Written task
Copy all the data exactly, except the pictures.

Data excerpt
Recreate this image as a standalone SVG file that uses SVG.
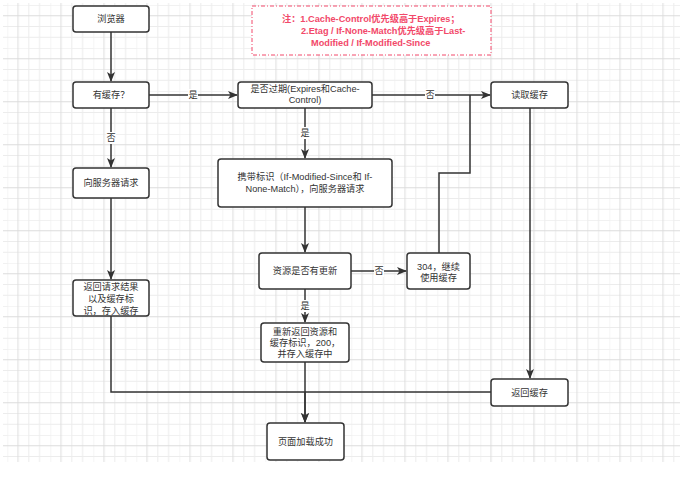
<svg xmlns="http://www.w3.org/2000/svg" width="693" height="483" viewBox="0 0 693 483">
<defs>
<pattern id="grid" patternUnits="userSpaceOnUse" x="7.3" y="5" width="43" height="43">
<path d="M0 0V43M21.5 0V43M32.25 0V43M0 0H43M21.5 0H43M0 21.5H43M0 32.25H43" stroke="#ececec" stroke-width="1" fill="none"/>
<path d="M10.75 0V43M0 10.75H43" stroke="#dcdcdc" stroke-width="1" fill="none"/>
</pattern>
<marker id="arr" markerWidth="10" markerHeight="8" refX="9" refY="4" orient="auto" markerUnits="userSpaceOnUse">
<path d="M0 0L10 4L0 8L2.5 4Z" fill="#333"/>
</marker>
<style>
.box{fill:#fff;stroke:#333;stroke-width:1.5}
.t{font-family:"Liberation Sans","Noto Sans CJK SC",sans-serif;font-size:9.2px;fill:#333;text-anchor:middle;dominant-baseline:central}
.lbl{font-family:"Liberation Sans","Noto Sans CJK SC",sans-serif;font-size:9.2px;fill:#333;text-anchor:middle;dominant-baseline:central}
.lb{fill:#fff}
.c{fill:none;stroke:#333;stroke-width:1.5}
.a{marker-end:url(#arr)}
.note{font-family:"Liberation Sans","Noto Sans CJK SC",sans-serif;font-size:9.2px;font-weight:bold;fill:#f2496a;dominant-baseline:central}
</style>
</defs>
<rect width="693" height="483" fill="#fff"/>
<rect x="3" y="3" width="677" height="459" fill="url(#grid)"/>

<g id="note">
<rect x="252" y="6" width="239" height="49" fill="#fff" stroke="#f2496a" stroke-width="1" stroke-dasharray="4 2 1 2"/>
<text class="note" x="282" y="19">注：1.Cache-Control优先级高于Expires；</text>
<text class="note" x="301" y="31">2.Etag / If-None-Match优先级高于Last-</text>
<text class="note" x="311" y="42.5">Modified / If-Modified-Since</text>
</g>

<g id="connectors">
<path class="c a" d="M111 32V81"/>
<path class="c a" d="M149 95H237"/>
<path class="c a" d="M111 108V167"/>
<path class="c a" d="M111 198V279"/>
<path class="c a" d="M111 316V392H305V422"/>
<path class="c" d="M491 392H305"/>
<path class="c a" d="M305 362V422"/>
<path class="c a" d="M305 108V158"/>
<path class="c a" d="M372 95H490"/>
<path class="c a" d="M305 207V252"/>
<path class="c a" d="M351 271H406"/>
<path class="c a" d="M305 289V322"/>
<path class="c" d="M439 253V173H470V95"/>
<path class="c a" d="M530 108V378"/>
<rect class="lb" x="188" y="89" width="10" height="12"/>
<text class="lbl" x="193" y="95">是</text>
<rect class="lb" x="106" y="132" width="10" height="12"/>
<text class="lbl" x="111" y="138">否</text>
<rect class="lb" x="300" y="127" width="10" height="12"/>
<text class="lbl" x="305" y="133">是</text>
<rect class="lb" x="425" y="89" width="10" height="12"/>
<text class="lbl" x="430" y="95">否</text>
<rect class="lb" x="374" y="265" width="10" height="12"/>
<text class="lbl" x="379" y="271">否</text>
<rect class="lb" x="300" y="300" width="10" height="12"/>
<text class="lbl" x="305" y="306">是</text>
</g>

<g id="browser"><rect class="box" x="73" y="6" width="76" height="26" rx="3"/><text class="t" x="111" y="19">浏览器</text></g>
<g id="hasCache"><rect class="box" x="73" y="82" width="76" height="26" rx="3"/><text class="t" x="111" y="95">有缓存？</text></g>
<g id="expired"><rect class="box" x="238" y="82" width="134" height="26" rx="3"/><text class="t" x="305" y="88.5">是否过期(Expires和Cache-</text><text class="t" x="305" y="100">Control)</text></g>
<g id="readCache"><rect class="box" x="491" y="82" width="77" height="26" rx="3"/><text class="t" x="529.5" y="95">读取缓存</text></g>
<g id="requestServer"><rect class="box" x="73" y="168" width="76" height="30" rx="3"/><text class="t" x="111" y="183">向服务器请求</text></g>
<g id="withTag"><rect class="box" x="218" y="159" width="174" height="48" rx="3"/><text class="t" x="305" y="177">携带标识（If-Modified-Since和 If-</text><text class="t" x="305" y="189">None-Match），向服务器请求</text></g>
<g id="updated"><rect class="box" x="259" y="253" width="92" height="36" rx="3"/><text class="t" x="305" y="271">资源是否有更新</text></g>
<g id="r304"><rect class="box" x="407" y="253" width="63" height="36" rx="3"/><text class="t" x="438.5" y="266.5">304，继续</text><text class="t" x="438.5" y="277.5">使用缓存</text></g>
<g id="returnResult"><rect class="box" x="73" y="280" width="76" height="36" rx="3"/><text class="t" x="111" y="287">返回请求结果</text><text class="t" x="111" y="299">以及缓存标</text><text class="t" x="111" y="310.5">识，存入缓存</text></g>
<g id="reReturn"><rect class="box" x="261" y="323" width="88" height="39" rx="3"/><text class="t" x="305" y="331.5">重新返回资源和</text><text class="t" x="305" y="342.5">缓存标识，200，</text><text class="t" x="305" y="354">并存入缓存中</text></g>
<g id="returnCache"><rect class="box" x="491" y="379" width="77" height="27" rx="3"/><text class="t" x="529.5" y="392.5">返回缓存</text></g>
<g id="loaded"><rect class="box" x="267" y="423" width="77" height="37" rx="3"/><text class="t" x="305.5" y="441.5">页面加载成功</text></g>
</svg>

The output
Recreate this image as a standalone SVG file that uses SVG.
<svg xmlns="http://www.w3.org/2000/svg" width="693" height="483" viewBox="0 0 693 483">
<defs>
<pattern id="grid" patternUnits="userSpaceOnUse" x="7.3" y="5" width="43" height="43">
<path d="M0 0V43M21.5 0V43M32.25 0V43M0 0H43M21.5 0H43M0 21.5H43M0 32.25H43" stroke="#ececec" stroke-width="1" fill="none"/>
<path d="M10.75 0V43M0 10.75H43" stroke="#dcdcdc" stroke-width="1" fill="none"/>
</pattern>
<marker id="arr" markerWidth="10" markerHeight="8" refX="9" refY="4" orient="auto" markerUnits="userSpaceOnUse">
<path d="M0 0L10 4L0 8L2.5 4Z" fill="#333"/>
</marker>
<style>
.box{fill:#fff;stroke:#333;stroke-width:1.5}
.t{font-family:"Liberation Sans","Noto Sans CJK SC",sans-serif;font-size:9.2px;fill:#333;text-anchor:middle;dominant-baseline:central}
.lbl{font-family:"Liberation Sans","Noto Sans CJK SC",sans-serif;font-size:9.2px;fill:#333;text-anchor:middle;dominant-baseline:central}
.lb{fill:#fff}
.c{fill:none;stroke:#333;stroke-width:1.5}
.a{marker-end:url(#arr)}
.note{font-family:"Liberation Sans","Noto Sans CJK SC",sans-serif;font-size:9.2px;font-weight:bold;fill:#f2496a;dominant-baseline:central}
</style>
</defs>
<rect width="693" height="483" fill="#fff"/>
<rect x="3" y="3" width="677" height="459" fill="url(#grid)"/>

<g id="note">
<rect x="252" y="6" width="239" height="49" fill="#fff" stroke="#f2496a" stroke-width="1" stroke-dasharray="4 2 1 2"/>
<text class="note" x="282" y="19">注：1.Cache-Control优先级高于Expires；</text>
<text class="note" x="301" y="31">2.Etag / If-None-Match优先级高于Last-</text>
<text class="note" x="311" y="42.5">Modified / If-Modified-Since</text>
</g>

<g id="connectors">
<path class="c a" d="M111 32V81"/>
<path class="c a" d="M149 95H237"/>
<path class="c a" d="M111 108V167"/>
<path class="c a" d="M111 198V279"/>
<path class="c a" d="M111 316V392H305V422"/>
<path class="c" d="M491 392H305"/>
<path class="c a" d="M305 362V422"/>
<path class="c a" d="M305 108V158"/>
<path class="c a" d="M372 95H490"/>
<path class="c a" d="M305 207V252"/>
<path class="c a" d="M351 271H406"/>
<path class="c a" d="M305 289V322"/>
<path class="c" d="M439 253V173H470V95"/>
<path class="c a" d="M530 108V378"/>
<rect class="lb" x="188" y="89" width="10" height="12"/>
<text class="lbl" x="193" y="95">是</text>
<rect class="lb" x="106" y="132" width="10" height="12"/>
<text class="lbl" x="111" y="138">否</text>
<rect class="lb" x="300" y="127" width="10" height="12"/>
<text class="lbl" x="305" y="133">是</text>
<rect class="lb" x="425" y="89" width="10" height="12"/>
<text class="lbl" x="430" y="95">否</text>
<rect class="lb" x="374" y="265" width="10" height="12"/>
<text class="lbl" x="379" y="271">否</text>
<rect class="lb" x="300" y="300" width="10" height="12"/>
<text class="lbl" x="305" y="306">是</text>
</g>

<g id="browser"><rect class="box" x="73" y="6" width="76" height="26" rx="3"/><text class="t" x="111" y="19">浏览器</text></g>
<g id="hasCache"><rect class="box" x="73" y="82" width="76" height="26" rx="3"/><text class="t" x="111" y="95">有缓存？</text></g>
<g id="expired"><rect class="box" x="238" y="82" width="134" height="26" rx="3"/><text class="t" x="305" y="88.5">是否过期(Expires和Cache-</text><text class="t" x="305" y="100">Control)</text></g>
<g id="readCache"><rect class="box" x="491" y="82" width="77" height="26" rx="3"/><text class="t" x="529.5" y="95">读取缓存</text></g>
<g id="requestServer"><rect class="box" x="73" y="168" width="76" height="30" rx="3"/><text class="t" x="111" y="183">向服务器请求</text></g>
<g id="withTag"><rect class="box" x="218" y="159" width="174" height="48" rx="3"/><text class="t" x="305" y="177">携带标识（If-Modified-Since和 If-</text><text class="t" x="305" y="189">None-Match），向服务器请求</text></g>
<g id="updated"><rect class="box" x="259" y="253" width="92" height="36" rx="3"/><text class="t" x="305" y="271">资源是否有更新</text></g>
<g id="r304"><rect class="box" x="407" y="253" width="63" height="36" rx="3"/><text class="t" x="438.5" y="266.5">304，继续</text><text class="t" x="438.5" y="277.5">使用缓存</text></g>
<g id="returnResult"><rect class="box" x="73" y="280" width="76" height="36" rx="3"/><text class="t" x="111" y="287">返回请求结果</text><text class="t" x="111" y="299">以及缓存标</text><text class="t" x="111" y="310.5">识，存入缓存</text></g>
<g id="reReturn"><rect class="box" x="261" y="323" width="88" height="39" rx="3"/><text class="t" x="305" y="331.5">重新返回资源和</text><text class="t" x="305" y="342.5">缓存标识，200，</text><text class="t" x="305" y="354">并存入缓存中</text></g>
<g id="returnCache"><rect class="box" x="491" y="379" width="77" height="27" rx="3"/><text class="t" x="529.5" y="392.5">返回缓存</text></g>
<g id="loaded"><rect class="box" x="267" y="423" width="77" height="37" rx="3"/><text class="t" x="305.5" y="441.5">页面加载成功</text></g>
</svg>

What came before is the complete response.